Pengakuan mengejutkan datang dari mantan menteri keuangan (menkeu) Afghanistan, Khalid Payenda. Ia menyalahkan ulah para pejabat korup yang menciptakan "bala tentara hantu" dan menerima bayaran dari Taliban sehingga pemerintah dengan cepat dapat digulingkan.
Khalid Payenda mengatakan kepada media BBC bahwa, sebagian besar dari 300.000 serdadu dan polisi dalam daftar pemerintah sebenarnya tidak pernah ada.
Ia mengatakan "personel hantu" itu ditambahkan ke daftar resmi supaya gaji mereka bisa masuk ke kantong para jenderal.
Taliban menguasai Afghanistan dengan cepat pada Agustus lalu, menyusul penarikan pasukan AS angkat kaki setelah 20 tahun di negara itu.
Payenda, yang mengundurkan diri dan meninggalkan Afghanistan saat kelompok Islamis itu mulai maju, berkata bahwa catatan yang menunjukkan bahwa jumlah pasukan keamanan lebih banyak dari Taliban adalah keliru.
"Cara penghitungannya, Anda bertanya pada pemimpin di provinsi itu berapa banyak orang [pasukan] yang kamu punya dan berdasarkan jumlah itu Anda dapat menghitung gaji dan jatah makanan dan mereka (jumlah pasukan) selalu dilebih-lebihkan," katanya kepada Ed Butler, presenter program Business Daily BBC.
Sang mantan menteri mengatakan angka tersebut dapat dilebihkan sampai lebih dari enam kali lipat, dan mencakup "desertir [dan] martir yang ikut dihitung karena beberapa komandan menyimpan kartu bank mereka" dan menarik gaji mereka, ia mengklaim.
Jumlah pasukan pemerintah di Afghanistan sudah lama dipertanyakan.
Keterangan gambar, Seorang kadet Pasukan Nasional Afghanistan setelah menjalani pelatihan di Herat pada 3 Oktober 2017.
Sebuah laporan yang diterbitkan pada 2016 oleh Inspektur Jenderal Khusus AS untuk Rekonstruksi Afghanistan (Sigar) mengklaim bahwa "baik Amerika Serikat maupun mitranya di Afghanistan tidak tahu ada berapa banyak sebenarnya prajurit dan polisi Afghanistan, berapa banyak yang menjalankan tugas, atau, terkait dengan itu, bagaimana kapabilitas operasional mereka sebenarnya.

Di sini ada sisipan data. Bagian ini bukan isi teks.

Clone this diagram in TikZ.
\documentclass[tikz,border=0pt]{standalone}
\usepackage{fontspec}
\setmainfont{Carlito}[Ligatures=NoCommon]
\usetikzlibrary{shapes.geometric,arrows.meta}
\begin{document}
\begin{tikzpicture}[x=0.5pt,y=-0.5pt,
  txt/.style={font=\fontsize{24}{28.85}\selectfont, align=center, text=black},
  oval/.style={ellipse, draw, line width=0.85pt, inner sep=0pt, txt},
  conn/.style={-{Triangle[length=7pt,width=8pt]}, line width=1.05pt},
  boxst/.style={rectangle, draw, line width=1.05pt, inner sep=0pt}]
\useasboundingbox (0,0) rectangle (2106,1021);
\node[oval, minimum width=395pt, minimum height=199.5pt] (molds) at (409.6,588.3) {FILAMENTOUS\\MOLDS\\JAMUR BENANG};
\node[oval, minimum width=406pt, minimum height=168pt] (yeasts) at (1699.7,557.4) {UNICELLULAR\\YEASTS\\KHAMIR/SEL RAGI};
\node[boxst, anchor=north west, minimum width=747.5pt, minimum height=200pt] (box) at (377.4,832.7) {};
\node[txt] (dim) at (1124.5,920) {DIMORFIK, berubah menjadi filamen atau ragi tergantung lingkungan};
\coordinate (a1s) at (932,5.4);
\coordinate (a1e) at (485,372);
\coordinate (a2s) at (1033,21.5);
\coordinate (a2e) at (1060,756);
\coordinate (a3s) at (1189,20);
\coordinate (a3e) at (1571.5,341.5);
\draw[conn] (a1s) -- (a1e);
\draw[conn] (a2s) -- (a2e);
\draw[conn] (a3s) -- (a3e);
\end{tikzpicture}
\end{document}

Dalam laporan lain baru-baru ini, Sigar mengungkapkan "kekhawatiran serius tentang efek korosif dari korupsi… dan ketidakakuratan data tentang kekuatan pasukan yang sebenarnya".
Payenda mengatakan serdadu yang benar-benar ada pun seringkali tidak dibayar tepat waktu, sementara itu ada pemimpin-pemimpin milisi yang disokong pemerintah yang mendapat gaji dari pemerintah, dan kemudian juga menerima uang dari Taliban untuk menyerah tanpa bertempur.

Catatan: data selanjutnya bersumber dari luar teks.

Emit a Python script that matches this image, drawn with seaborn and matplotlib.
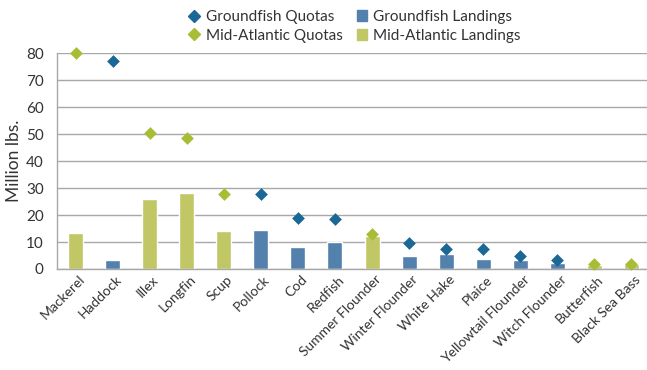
import matplotlib
matplotlib.use("Agg")
import matplotlib.pyplot as plt
import matplotlib.transforms as mtransforms
from matplotlib.lines import Line2D
from matplotlib.patches import Patch
from matplotlib.ticker import FixedLocator
import seaborn as sns
import pandas as pd
import numpy as np

species = ["Mackerel", "Haddock", "Illex", "Longfin", "Scup", "Pollock", "Cod",
           "Redfish", "Summer Flounder", "Winter Flounder", "White Hake", "Plaice",
           "Yellowtail Flounder", "Witch Flounder", "Butterfish", "Black Sea Bass"]
region = ["Mid-Atlantic", "Groundfish", "Mid-Atlantic", "Mid-Atlantic", "Mid-Atlantic",
          "Groundfish", "Groundfish", "Groundfish", "Mid-Atlantic", "Groundfish",
          "Groundfish", "Groundfish", "Groundfish", "Groundfish", "Mid-Atlantic",
          "Mid-Atlantic"]
landings = [13.2, 3.3, 25.9, 28.1, 14.1, 14.6, 8.1, 10.0, 12.2, 4.8, 5.6, 3.7,
            3.3, 2.2, 1.5, 1.8]
quotas = [80.0, 77.0, 50.4, 48.5, 27.9, 27.9, 18.8, 18.4, 12.8, 9.8, 7.4, 7.4,
          4.9, 3.3, 2.0, 1.9]

bar_colors = {"Groundfish": "#5380AC", "Mid-Atlantic": "#C2C765"}
quota_colors = {"Groundfish": "#1B6796", "Mid-Atlantic": "#A8BC35"}

df = pd.DataFrame({"species": species, "region": region,
                   "landings": landings, "quotas": quotas})

sns.set_style("white")
plt.rcParams["font.family"] = ["Lato", "DejaVu Sans"]
text_color = "#333333"
axis_gray = "#A8A8A8"

fig = plt.figure(figsize=(6.47, 3.70), dpi=100)
ax = fig.add_axes([57 / 647, 1 - 269 / 370, 593 / 647, 215.7 / 370])

sns.barplot(data=df, x="species", y="landings", hue="region", dodge=False,
            palette=bar_colors, width=0.405, ax=ax, legend=False, saturation=1)
sns.stripplot(data=df, x="species", y="quotas", hue="region", dodge=False,
              jitter=False, marker="D", size=6.5, palette=quota_colors,
              linewidth=0, ax=ax, legend=False, zorder=5)
for coll in ax.collections:
    coll.set_clip_on(False)

ax.set_xlim(-0.5, len(species) - 0.5)
ax.set_ylim(0, 80)
ax.set_yticks(np.arange(0, 81, 10))
ax.yaxis.grid(True, color=axis_gray, linewidth=1)
ax.set_axisbelow(True)
for s in ["top", "right"]:
    ax.spines[s].set_visible(False)
for s in ["left", "bottom"]:
    ax.spines[s].set_color(axis_gray)
    ax.spines[s].set_linewidth(1)

ax.set_xlabel("")
ax.set_ylabel("Million lbs.", fontsize=12.5, color=text_color, labelpad=3)
ax.tick_params(axis="y", length=3.6, width=1, color=axis_gray, labelsize=11,
               labelcolor=text_color, pad=6)
ax.tick_params(axis="x", which="major", length=0, labelsize=10,
               labelcolor=text_color, pad=3)
ax.set_xticks(range(len(species)))
ax.set_xticklabels(species, rotation=45, ha="right", rotation_mode="anchor")
shift = mtransforms.ScaledTranslation(2 / 72, 0, fig.dpi_scale_trans)
for lbl in ax.get_xticklabels():
    lbl.set_transform(lbl.get_transform() + shift)
ax.xaxis.set_minor_locator(FixedLocator(np.arange(-0.5, len(species), 1.0)))
ax.tick_params(axis="x", which="minor", length=3, color=axis_gray, width=1)

handles = [
    Line2D([], [], marker="D", linestyle="none", color=quota_colors["Groundfish"],
           markersize=6.5, label="Groundfish Quotas"),
    Line2D([], [], marker="D", linestyle="none", color=quota_colors["Mid-Atlantic"],
           markersize=6.5, label="Mid-Atlantic Quotas"),
    Patch(color=bar_colors["Groundfish"], label="Groundfish Landings"),
    Patch(color=bar_colors["Mid-Atlantic"], label="Mid-Atlantic Landings"),
]
leg = fig.legend(handles=handles, ncol=2, loc="upper center",
                 bbox_to_anchor=(355 / 647, 1.0), frameon=False, fontsize=11,
                 handlelength=0.7, handleheight=0.7, handletextpad=0.4,
                 columnspacing=0.9, labelspacing=0.3, borderaxespad=0.25)
for t in leg.get_texts():
    t.set_color(text_color)

fig.savefig("out.png", dpi=100)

"Yang kami rasakan adalah, kami tidak bisa mengubah ini. Beginilah cara parlemen bekerja, beginilah cara gubernur bekerja. Semua orang akan bilang airnya sudah keruh dari hulu, berarti pejabat di paling atas terlibat di sini," ujarnya.

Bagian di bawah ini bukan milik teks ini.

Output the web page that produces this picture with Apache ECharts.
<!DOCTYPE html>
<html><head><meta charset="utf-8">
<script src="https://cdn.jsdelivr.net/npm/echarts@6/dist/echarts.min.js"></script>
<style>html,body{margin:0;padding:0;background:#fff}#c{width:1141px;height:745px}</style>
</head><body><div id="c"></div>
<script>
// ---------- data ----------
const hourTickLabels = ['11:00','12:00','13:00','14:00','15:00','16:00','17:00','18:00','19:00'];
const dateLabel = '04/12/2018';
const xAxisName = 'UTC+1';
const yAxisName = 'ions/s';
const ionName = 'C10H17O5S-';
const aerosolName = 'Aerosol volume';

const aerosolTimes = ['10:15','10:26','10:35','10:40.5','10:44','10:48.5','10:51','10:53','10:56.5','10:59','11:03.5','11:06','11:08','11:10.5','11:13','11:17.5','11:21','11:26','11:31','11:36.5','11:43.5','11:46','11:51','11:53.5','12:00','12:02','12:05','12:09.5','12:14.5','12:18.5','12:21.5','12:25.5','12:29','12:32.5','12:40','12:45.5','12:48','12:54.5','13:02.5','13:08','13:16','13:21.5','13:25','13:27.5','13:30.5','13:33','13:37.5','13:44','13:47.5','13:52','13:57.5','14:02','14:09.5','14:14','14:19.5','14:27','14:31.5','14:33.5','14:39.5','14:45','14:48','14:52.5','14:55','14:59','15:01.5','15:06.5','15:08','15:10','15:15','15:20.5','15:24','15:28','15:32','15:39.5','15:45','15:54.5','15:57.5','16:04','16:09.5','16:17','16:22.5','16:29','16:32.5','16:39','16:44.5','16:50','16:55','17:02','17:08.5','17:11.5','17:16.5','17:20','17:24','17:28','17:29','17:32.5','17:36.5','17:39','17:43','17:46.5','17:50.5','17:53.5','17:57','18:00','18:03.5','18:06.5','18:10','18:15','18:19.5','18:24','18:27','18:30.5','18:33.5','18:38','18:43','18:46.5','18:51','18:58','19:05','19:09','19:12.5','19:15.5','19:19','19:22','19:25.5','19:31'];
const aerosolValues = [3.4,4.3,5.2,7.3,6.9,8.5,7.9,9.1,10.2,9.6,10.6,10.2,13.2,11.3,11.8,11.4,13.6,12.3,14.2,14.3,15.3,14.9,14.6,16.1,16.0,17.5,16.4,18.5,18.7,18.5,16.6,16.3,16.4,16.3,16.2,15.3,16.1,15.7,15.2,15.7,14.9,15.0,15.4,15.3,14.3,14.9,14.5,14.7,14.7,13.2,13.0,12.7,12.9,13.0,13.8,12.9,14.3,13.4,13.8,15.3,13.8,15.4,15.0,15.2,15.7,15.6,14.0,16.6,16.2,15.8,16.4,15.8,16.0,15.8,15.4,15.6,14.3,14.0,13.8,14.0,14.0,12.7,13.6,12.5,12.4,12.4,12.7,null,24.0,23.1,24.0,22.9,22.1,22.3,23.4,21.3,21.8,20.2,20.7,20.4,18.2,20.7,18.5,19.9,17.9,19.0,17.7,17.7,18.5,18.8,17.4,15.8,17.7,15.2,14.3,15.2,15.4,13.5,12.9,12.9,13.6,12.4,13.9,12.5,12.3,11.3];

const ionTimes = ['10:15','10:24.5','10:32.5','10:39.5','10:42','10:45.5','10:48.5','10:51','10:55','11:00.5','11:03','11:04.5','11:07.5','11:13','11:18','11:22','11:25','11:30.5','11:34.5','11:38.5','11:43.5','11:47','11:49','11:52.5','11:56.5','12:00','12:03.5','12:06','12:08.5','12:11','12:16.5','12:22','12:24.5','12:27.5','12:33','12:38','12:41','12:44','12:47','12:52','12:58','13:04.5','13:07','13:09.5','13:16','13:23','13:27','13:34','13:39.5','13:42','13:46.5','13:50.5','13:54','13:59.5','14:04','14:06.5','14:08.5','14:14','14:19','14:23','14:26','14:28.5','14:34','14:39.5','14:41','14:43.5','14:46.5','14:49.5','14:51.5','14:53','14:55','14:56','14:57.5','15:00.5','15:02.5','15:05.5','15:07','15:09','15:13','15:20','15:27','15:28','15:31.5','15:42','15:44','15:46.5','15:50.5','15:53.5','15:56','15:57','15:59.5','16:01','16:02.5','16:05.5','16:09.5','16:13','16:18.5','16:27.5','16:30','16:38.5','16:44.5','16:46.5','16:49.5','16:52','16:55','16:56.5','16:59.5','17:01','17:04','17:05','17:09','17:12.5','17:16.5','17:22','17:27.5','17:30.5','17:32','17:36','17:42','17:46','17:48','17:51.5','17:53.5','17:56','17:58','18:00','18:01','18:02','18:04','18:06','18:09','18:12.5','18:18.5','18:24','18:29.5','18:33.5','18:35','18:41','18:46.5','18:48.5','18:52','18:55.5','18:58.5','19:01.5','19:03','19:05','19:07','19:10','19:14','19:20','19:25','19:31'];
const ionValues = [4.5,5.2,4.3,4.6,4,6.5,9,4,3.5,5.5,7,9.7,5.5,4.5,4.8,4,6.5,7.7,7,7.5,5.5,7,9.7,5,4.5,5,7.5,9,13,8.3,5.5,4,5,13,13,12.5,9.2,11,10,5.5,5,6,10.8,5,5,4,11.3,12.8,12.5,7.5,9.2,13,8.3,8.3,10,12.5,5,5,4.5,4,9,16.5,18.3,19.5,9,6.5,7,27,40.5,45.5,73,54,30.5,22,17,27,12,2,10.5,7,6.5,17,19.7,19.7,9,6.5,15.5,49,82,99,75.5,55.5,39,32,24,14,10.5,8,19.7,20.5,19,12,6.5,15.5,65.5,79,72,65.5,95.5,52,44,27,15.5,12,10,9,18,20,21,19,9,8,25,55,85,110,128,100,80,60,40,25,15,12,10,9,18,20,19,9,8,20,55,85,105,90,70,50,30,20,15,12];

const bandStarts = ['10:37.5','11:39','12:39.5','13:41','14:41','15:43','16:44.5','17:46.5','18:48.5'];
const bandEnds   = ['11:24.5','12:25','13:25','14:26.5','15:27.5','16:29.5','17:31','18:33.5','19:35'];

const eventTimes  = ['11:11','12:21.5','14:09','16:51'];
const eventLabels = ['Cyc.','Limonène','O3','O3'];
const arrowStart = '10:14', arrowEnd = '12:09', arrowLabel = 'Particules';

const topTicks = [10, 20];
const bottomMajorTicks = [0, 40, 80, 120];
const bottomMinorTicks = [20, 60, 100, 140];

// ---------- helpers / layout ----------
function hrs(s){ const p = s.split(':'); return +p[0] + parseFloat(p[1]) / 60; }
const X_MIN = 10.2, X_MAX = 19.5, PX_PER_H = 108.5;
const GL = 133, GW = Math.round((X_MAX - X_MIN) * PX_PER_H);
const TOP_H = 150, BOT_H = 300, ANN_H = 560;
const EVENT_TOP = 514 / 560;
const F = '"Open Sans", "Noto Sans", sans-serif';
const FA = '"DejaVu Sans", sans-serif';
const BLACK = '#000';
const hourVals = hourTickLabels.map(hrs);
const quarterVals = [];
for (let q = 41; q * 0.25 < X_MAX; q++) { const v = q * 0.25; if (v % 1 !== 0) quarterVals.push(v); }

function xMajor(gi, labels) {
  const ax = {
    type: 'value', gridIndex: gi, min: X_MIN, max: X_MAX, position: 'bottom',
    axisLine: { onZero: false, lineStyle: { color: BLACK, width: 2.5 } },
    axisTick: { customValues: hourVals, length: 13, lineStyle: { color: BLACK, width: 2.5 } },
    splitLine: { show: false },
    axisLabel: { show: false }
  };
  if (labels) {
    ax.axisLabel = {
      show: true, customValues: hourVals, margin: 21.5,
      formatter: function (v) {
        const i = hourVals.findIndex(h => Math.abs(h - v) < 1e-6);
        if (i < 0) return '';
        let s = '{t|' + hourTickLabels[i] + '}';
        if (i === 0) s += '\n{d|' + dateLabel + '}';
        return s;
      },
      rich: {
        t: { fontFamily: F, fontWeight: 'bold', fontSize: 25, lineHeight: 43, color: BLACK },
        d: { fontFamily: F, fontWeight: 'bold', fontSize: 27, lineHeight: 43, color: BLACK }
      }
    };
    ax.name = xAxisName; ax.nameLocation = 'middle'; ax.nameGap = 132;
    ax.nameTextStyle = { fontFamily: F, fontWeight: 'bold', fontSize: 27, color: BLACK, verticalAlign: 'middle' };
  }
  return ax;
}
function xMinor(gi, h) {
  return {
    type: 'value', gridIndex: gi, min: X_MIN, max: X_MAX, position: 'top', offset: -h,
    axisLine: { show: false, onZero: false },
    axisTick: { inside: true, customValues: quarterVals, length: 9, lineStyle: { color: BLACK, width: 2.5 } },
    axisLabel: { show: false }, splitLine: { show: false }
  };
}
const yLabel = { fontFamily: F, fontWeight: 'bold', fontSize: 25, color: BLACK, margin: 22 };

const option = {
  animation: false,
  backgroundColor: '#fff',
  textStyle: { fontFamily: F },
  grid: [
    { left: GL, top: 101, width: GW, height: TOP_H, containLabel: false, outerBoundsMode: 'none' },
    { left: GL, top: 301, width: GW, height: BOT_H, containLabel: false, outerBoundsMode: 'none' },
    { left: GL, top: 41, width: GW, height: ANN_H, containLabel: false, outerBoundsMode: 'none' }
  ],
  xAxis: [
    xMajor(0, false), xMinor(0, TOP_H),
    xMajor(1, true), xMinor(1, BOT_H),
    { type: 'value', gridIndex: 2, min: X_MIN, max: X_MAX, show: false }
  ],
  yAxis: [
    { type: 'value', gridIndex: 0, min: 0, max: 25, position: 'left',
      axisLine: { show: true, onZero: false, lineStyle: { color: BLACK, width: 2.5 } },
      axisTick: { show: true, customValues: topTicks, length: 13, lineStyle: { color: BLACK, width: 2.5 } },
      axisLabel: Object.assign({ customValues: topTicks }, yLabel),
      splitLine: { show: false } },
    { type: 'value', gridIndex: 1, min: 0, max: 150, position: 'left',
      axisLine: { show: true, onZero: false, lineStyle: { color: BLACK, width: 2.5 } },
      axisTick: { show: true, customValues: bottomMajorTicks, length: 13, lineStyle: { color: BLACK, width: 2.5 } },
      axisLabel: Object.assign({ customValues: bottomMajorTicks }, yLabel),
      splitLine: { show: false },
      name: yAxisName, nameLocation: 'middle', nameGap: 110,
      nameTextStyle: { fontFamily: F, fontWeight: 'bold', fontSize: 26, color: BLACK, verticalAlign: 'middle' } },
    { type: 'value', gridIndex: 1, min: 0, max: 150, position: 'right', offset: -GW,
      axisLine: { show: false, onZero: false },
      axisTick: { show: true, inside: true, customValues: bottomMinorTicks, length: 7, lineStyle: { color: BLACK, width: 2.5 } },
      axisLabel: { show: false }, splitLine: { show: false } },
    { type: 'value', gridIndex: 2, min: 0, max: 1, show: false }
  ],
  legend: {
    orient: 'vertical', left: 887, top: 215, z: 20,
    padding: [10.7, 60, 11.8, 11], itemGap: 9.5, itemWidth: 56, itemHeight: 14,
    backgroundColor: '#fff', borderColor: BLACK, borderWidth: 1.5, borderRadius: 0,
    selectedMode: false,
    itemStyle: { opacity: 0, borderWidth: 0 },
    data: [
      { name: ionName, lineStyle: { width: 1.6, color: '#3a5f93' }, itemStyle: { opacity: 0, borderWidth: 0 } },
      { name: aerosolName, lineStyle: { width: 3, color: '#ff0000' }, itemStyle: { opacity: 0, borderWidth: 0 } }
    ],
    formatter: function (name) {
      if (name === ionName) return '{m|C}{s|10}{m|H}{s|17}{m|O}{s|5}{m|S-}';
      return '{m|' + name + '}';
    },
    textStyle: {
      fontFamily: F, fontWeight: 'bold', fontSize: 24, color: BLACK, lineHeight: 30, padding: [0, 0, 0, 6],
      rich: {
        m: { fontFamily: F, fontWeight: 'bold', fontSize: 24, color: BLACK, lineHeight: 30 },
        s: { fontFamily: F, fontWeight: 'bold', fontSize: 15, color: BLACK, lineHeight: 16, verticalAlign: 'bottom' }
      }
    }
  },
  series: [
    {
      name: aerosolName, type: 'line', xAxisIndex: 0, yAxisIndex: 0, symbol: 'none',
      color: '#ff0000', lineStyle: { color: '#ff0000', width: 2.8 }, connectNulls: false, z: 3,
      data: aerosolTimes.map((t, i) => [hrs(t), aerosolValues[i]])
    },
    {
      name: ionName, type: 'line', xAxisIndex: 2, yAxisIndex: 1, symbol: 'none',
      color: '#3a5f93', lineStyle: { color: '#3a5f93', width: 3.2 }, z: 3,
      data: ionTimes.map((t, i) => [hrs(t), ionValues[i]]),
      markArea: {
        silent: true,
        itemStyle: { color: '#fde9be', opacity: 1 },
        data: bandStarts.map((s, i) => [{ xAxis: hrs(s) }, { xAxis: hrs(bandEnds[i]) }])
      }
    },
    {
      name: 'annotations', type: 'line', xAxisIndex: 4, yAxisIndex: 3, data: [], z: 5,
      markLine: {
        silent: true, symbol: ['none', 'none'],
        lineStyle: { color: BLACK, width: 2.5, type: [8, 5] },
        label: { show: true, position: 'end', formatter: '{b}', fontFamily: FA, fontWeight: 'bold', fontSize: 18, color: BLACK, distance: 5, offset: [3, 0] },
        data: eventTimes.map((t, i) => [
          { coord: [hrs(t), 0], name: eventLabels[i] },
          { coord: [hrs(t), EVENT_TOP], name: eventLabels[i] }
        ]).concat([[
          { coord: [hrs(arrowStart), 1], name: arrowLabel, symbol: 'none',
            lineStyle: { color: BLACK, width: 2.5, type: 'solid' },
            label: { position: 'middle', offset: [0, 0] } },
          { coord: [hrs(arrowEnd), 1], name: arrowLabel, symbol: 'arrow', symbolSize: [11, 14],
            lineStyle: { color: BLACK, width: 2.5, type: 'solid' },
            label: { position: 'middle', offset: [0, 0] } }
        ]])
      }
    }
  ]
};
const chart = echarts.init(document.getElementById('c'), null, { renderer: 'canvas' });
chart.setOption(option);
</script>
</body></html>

"Saya tidak melihat ada urgensi dan pemahaman akan keseriusan masalah ini pada para kolega saya, atau mereka mengerti, tapi tidak peduli. Yang penting mereka dapat uang.
Keterangan gambar,Personel Militer Nasional Afghanistan saat menjalani pelatihan di Herat pada 2019
"Direktur Bea Cukai saya, misalnya, pernah berkata kepada saya bahwa ia terus ditekan oleh seorang gubernur yang mengatakan 'pemerintahan ini tidak akan bertahan enam bulan lagi, apa kamu gila memasukkan semua pendapatan bea cukai ini ke kas negara, kenapa tidak bagi fifty-fifty saja buat kita berdua?'"
Payenda berkata ia tidak sampai berpikir bahwa mantan Presiden Ashraf Ghani "korup secara finansial".
Menanggapi tuduhan korupsi di kementerian keuangan, Payenda mengatakan: "Saya setuju dengan itu sampai batas tertentu tetapi dalam masalah ini, sama sekali tidak."
Ia menambahkan bahwa Barat "punya andil" dalam beberapa kegagalan di Afghanistan, dan menyebut keterlibatan AS dan NATO di negara itu sebagai "kesempatan besar yang terlewatkan".